Utah’s lieutenant governor answered questions Friday about whether two candidates vying to replace former Attorney General John Swallow meet the state’s residency requirement to be eligible to hold the post — sort of.
Lt. Gov. Spencer Cox said Scott Burns likely could prove he maintained his Utah residency, even though he lived and worked in the Washington, D.C., area since 2005.
Michelle Mumford, who moved her family from California to Utah nearly five years ago, likely isn’t eligible today, but soon could be, possibly by Dec. 20, but definitely by Jan. 26, 2014.
Cox noted the review was done quickly and was not prepared to make any final legal determination on either candidate’s eligibility without a more thorough inquiry.
The assessment comes a day before the 181-member Republican Party State Central Committee is scheduled to meet to vote to send the names of three of the seven candidates seeking the office to Gov. Gary Herbert, who will pick the replacement for Swallow, who resigned amid a yearlong scandal.
Utah GOP Chairman James Evans said he believes the report resolves the matter and Herbert has enough latitude on the timing of the appointment that residency won’t be an issue — even in Mumford’s case.
“The issue of residency, that question has been answered,” Evans said. “All our candidates would be able to meet that requirement by the time they take office before the Legislature convenes.”
The Utah Constitution requires the attorney general to be a lawyer in good standing, age 25 or older, and a resident of the state for at least five years.
The requirement already forced one candidate, longtime federal prosecutor Brent Ward, to drop out of the race.
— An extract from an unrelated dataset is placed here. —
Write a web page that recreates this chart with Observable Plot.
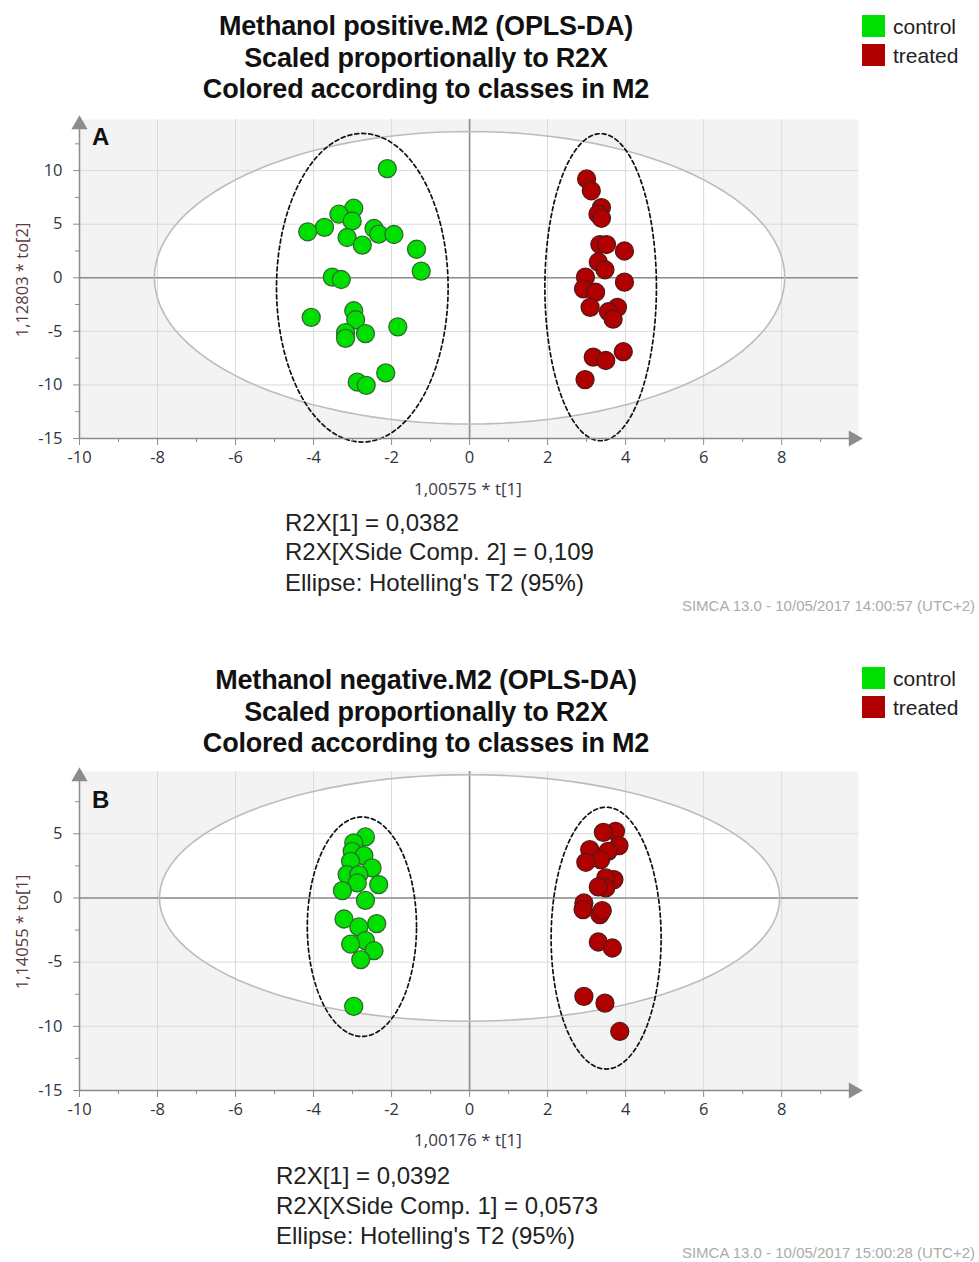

Ward had headed a Justice Department obscenity task force in Washington, D.C., and had voted in Virginia, an act that under Utah law cost him is residency.
Ward said he believed he could have challenged the interpretation and prevailed in court, but didn’t want to create more turmoil for an already-demoralized office.
Unlike Ward, Burns, who is a former attorney for Iron County, maintained his voter registration after he moved to Washington to be deputy drug czar under President George W. Bush. He voted in nearly every Utah election since 1990 and maintained either a home or apartment during that time.
Those facts outweighed evidence against Burns keeping his residency, for example that he moved his family out of the state and got a Virginia driver license.
Cox wrote that, based on the review, Mumford — who is an assistant dean of admissions at Brigham Young University’s law school — has lived in the state for nearly five years. In Dec. 20, 2008, her family came to Utah with some household goods, staying with relatives and shopping for a home. She returned to California to give birth to a child Jan. 9, 2009, and the Mumfords closed on their home Jan. 26, 2009.
It could be argued, Cox wrote, that she became a resident Dec. 20. In that case Herbert could appoint her a week after the party’s central committee makes its recommendations. If she is not eligible until Jan. 26, 2014, the governor would have to wait six weeks to select her.
The other five candidates seeking the office all appear to meet the residency requirements, Cox wrote.
Those candidates are:
• Sean Reyes, an attorney who lost to Swallow in a Republican primary last year.
• Bret Rawson, a reserve police officer and defense attorney who has worked extensively defending police officers for the Fraternal Order of Police.
• Michael Wilkins, a former Utah Supreme Court justice.
• Robert Smith, managing director of BYU’s International Center for Law and Religion Studies.
• Brian Tarbet, the former adjutant general of the Utah National Guard who served as Swallow’s general counsel and is currently the acting attorney general.
GOP meeting Saturday
Republican Party State Central Committee will meet Saturday, Dec. 14, at Salt Lake Community College’s Larry H. Miller Conference Center, 9750 S. 300 West, Sandy, to select three candidates as possible replacements for John Swallow, who stepped down last week as Utah’s attorney general.